• _DIRECTIVE_: Your task is to give the listing below back word for word, pictures excluded.

─── GIVEN DATA ───

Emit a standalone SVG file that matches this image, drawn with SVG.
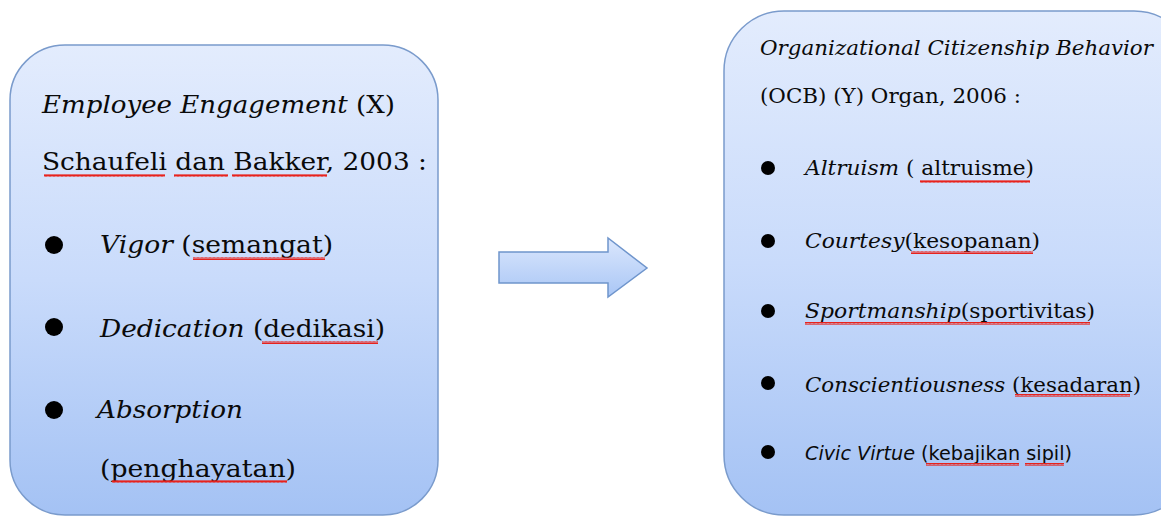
<svg xmlns="http://www.w3.org/2000/svg" width="1161" height="517" viewBox="0 0 1161 517">
<defs>
<linearGradient id="boxg" x1="0" y1="0" x2="0" y2="1">
<stop offset="0" stop-color="#e3ecfd"/>
<stop offset="0.5" stop-color="#c9dbfb"/>
<stop offset="1" stop-color="#a4c2f4"/>
</linearGradient>
<linearGradient id="arrg" x1="0" y1="0" x2="0" y2="1">
<stop offset="0" stop-color="#dbe7fd"/>
<stop offset="1" stop-color="#a9c6f5"/>
</linearGradient>
<pattern id="wave" width="4" height="3" patternUnits="userSpaceOnUse">
<path d="M0,2.5 L1,0.5 L2,2.5 L3,0.5 L4,2.5" fill="none" stroke="#e8201a" stroke-width="1.1"/>
</pattern>
<style>
.box{fill:url(#boxg);stroke:#7a9bcc;stroke-width:1.5}
.t{font-family:"DejaVu Serif","Liberation Serif",serif;fill:#0a0a0a}
.l{font-size:24px}
.r{font-size:21px}
.i{font-style:italic}
.s{font-family:"DejaVu Sans","Liberation Sans",sans-serif;font-size:19px;fill:#0a0a0a}
.b{fill:#000}
.w{fill:url(#wave)}
</style>
</defs>
<g id="left-node">
<rect class="box" x="10" y="45" width="428" height="470" rx="55" ry="55"/>
<text class="t l" x="42" y="113" textLength="353" lengthAdjust="spacingAndGlyphs"><tspan class="i">Employee Engagement</tspan> (X)</text>
<text class="t l" x="42" y="170" textLength="385" lengthAdjust="spacingAndGlyphs">Schaufeli dan Bakker, 2003 :</text>
<circle class="b" cx="54" cy="245" r="9"/>
<text class="t l" x="100" y="253" textLength="233" lengthAdjust="spacingAndGlyphs"><tspan class="i">Vigor</tspan> (semangat)</text>
<circle class="b" cx="54" cy="327" r="9"/>
<text class="t l" x="100" y="337" textLength="285" lengthAdjust="spacingAndGlyphs"><tspan class="i">Dedication</tspan> (dedikasi)</text>
<circle class="b" cx="54" cy="410" r="9"/>
<text class="t l i" x="97" y="418" textLength="146" lengthAdjust="spacingAndGlyphs">Absorption</text>
<text class="t l" x="100" y="477" textLength="196" lengthAdjust="spacingAndGlyphs">(penghayatan)</text>
<rect class="w" x="44" y="174" width="121" height="3"/>
<rect class="w" x="174" y="174" width="54" height="3"/>
<rect class="w" x="232" y="174" width="95" height="3"/>
<rect class="w" x="193" y="257" width="132" height="3"/>
<rect class="w" x="262" y="341" width="116" height="3"/>
<rect class="w" x="112" y="480" width="175" height="3"/>
</g>
<g id="right-node">
<rect class="box" x="724" y="11" width="470" height="504" rx="60" ry="60"/>
<text class="t r i" x="760" y="55" textLength="393" lengthAdjust="spacingAndGlyphs">Organizational Citizenship Behavior</text>
<text class="t r" x="760" y="103" textLength="261" lengthAdjust="spacingAndGlyphs">(OCB) (Y) Organ, 2006 :</text>
<circle class="b" cx="768" cy="168" r="7"/>
<text class="t r" x="805" y="175" textLength="229" lengthAdjust="spacingAndGlyphs"><tspan class="i">Altruism</tspan> ( altruisme)</text>
<circle class="b" cx="768" cy="241" r="7"/>
<text class="t r" x="805" y="248" textLength="235" lengthAdjust="spacingAndGlyphs"><tspan class="i">Courtesy</tspan>(kesopanan)</text>
<circle class="b" cx="768" cy="311" r="7"/>
<text class="t r" x="805" y="318" textLength="290" lengthAdjust="spacingAndGlyphs"><tspan class="i">Sportmanship</tspan>(sportivitas)</text>
<circle class="b" cx="768" cy="383" r="7"/>
<text class="t r" x="805" y="392" textLength="336" lengthAdjust="spacingAndGlyphs"><tspan class="i">Conscientiousness</tspan> (kesadaran)</text>
<circle class="b" cx="768" cy="452" r="7"/>
<text class="s" x="805" y="460" textLength="267" lengthAdjust="spacingAndGlyphs"><tspan class="i">Civic Virtue</tspan> (kebajikan sipil)</text>
<rect class="w" x="920" y="180" width="110" height="3"/>
<rect class="w" x="911" y="251" width="122" height="3"/>
<rect class="w" x="805" y="322" width="285" height="3"/>
<rect class="w" x="1015" y="394" width="115" height="3"/>
<rect class="w" x="926" y="463" width="93" height="3"/>
<rect class="w" x="1025" y="463" width="39" height="3"/>
</g>
<g id="connectors">
<path d="M499,252 L608,252 L608,238 L647,268 L608,297 L608,283 L499,283 Z" fill="url(#arrg)" stroke="#6f95cc" stroke-width="1.5" stroke-linejoin="miter"/>
</g>
</svg>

───

• _SOLUTION TO THE EXERCISE_:
Emit a standalone SVG file that matches this image, drawn with SVG.
<svg xmlns="http://www.w3.org/2000/svg" width="1161" height="517" viewBox="0 0 1161 517">
<defs>
<linearGradient id="boxg" x1="0" y1="0" x2="0" y2="1">
<stop offset="0" stop-color="#e3ecfd"/>
<stop offset="0.5" stop-color="#c9dbfb"/>
<stop offset="1" stop-color="#a4c2f4"/>
</linearGradient>
<linearGradient id="arrg" x1="0" y1="0" x2="0" y2="1">
<stop offset="0" stop-color="#dbe7fd"/>
<stop offset="1" stop-color="#a9c6f5"/>
</linearGradient>
<pattern id="wave" width="4" height="3" patternUnits="userSpaceOnUse">
<path d="M0,2.5 L1,0.5 L2,2.5 L3,0.5 L4,2.5" fill="none" stroke="#e8201a" stroke-width="1.1"/>
</pattern>
<style>
.box{fill:url(#boxg);stroke:#7a9bcc;stroke-width:1.5}
.t{font-family:"DejaVu Serif","Liberation Serif",serif;fill:#0a0a0a}
.l{font-size:24px}
.r{font-size:21px}
.i{font-style:italic}
.s{font-family:"DejaVu Sans","Liberation Sans",sans-serif;font-size:19px;fill:#0a0a0a}
.b{fill:#000}
.w{fill:url(#wave)}
</style>
</defs>
<g id="left-node">
<rect class="box" x="10" y="45" width="428" height="470" rx="55" ry="55"/>
<text class="t l" x="42" y="113" textLength="353" lengthAdjust="spacingAndGlyphs"><tspan class="i">Employee Engagement</tspan> (X)</text>
<text class="t l" x="42" y="170" textLength="385" lengthAdjust="spacingAndGlyphs">Schaufeli dan Bakker, 2003 :</text>
<circle class="b" cx="54" cy="245" r="9"/>
<text class="t l" x="100" y="253" textLength="233" lengthAdjust="spacingAndGlyphs"><tspan class="i">Vigor</tspan> (semangat)</text>
<circle class="b" cx="54" cy="327" r="9"/>
<text class="t l" x="100" y="337" textLength="285" lengthAdjust="spacingAndGlyphs"><tspan class="i">Dedication</tspan> (dedikasi)</text>
<circle class="b" cx="54" cy="410" r="9"/>
<text class="t l i" x="97" y="418" textLength="146" lengthAdjust="spacingAndGlyphs">Absorption</text>
<text class="t l" x="100" y="477" textLength="196" lengthAdjust="spacingAndGlyphs">(penghayatan)</text>
<rect class="w" x="44" y="174" width="121" height="3"/>
<rect class="w" x="174" y="174" width="54" height="3"/>
<rect class="w" x="232" y="174" width="95" height="3"/>
<rect class="w" x="193" y="257" width="132" height="3"/>
<rect class="w" x="262" y="341" width="116" height="3"/>
<rect class="w" x="112" y="480" width="175" height="3"/>
</g>
<g id="right-node">
<rect class="box" x="724" y="11" width="470" height="504" rx="60" ry="60"/>
<text class="t r i" x="760" y="55" textLength="393" lengthAdjust="spacingAndGlyphs">Organizational Citizenship Behavior</text>
<text class="t r" x="760" y="103" textLength="261" lengthAdjust="spacingAndGlyphs">(OCB) (Y) Organ, 2006 :</text>
<circle class="b" cx="768" cy="168" r="7"/>
<text class="t r" x="805" y="175" textLength="229" lengthAdjust="spacingAndGlyphs"><tspan class="i">Altruism</tspan> ( altruisme)</text>
<circle class="b" cx="768" cy="241" r="7"/>
<text class="t r" x="805" y="248" textLength="235" lengthAdjust="spacingAndGlyphs"><tspan class="i">Courtesy</tspan>(kesopanan)</text>
<circle class="b" cx="768" cy="311" r="7"/>
<text class="t r" x="805" y="318" textLength="290" lengthAdjust="spacingAndGlyphs"><tspan class="i">Sportmanship</tspan>(sportivitas)</text>
<circle class="b" cx="768" cy="383" r="7"/>
<text class="t r" x="805" y="392" textLength="336" lengthAdjust="spacingAndGlyphs"><tspan class="i">Conscientiousness</tspan> (kesadaran)</text>
<circle class="b" cx="768" cy="452" r="7"/>
<text class="s" x="805" y="460" textLength="267" lengthAdjust="spacingAndGlyphs"><tspan class="i">Civic Virtue</tspan> (kebajikan sipil)</text>
<rect class="w" x="920" y="180" width="110" height="3"/>
<rect class="w" x="911" y="251" width="122" height="3"/>
<rect class="w" x="805" y="322" width="285" height="3"/>
<rect class="w" x="1015" y="394" width="115" height="3"/>
<rect class="w" x="926" y="463" width="93" height="3"/>
<rect class="w" x="1025" y="463" width="39" height="3"/>
</g>
<g id="connectors">
<path d="M499,252 L608,252 L608,238 L647,268 L608,297 L608,283 L499,283 Z" fill="url(#arrg)" stroke="#6f95cc" stroke-width="1.5" stroke-linejoin="miter"/>
</g>
</svg>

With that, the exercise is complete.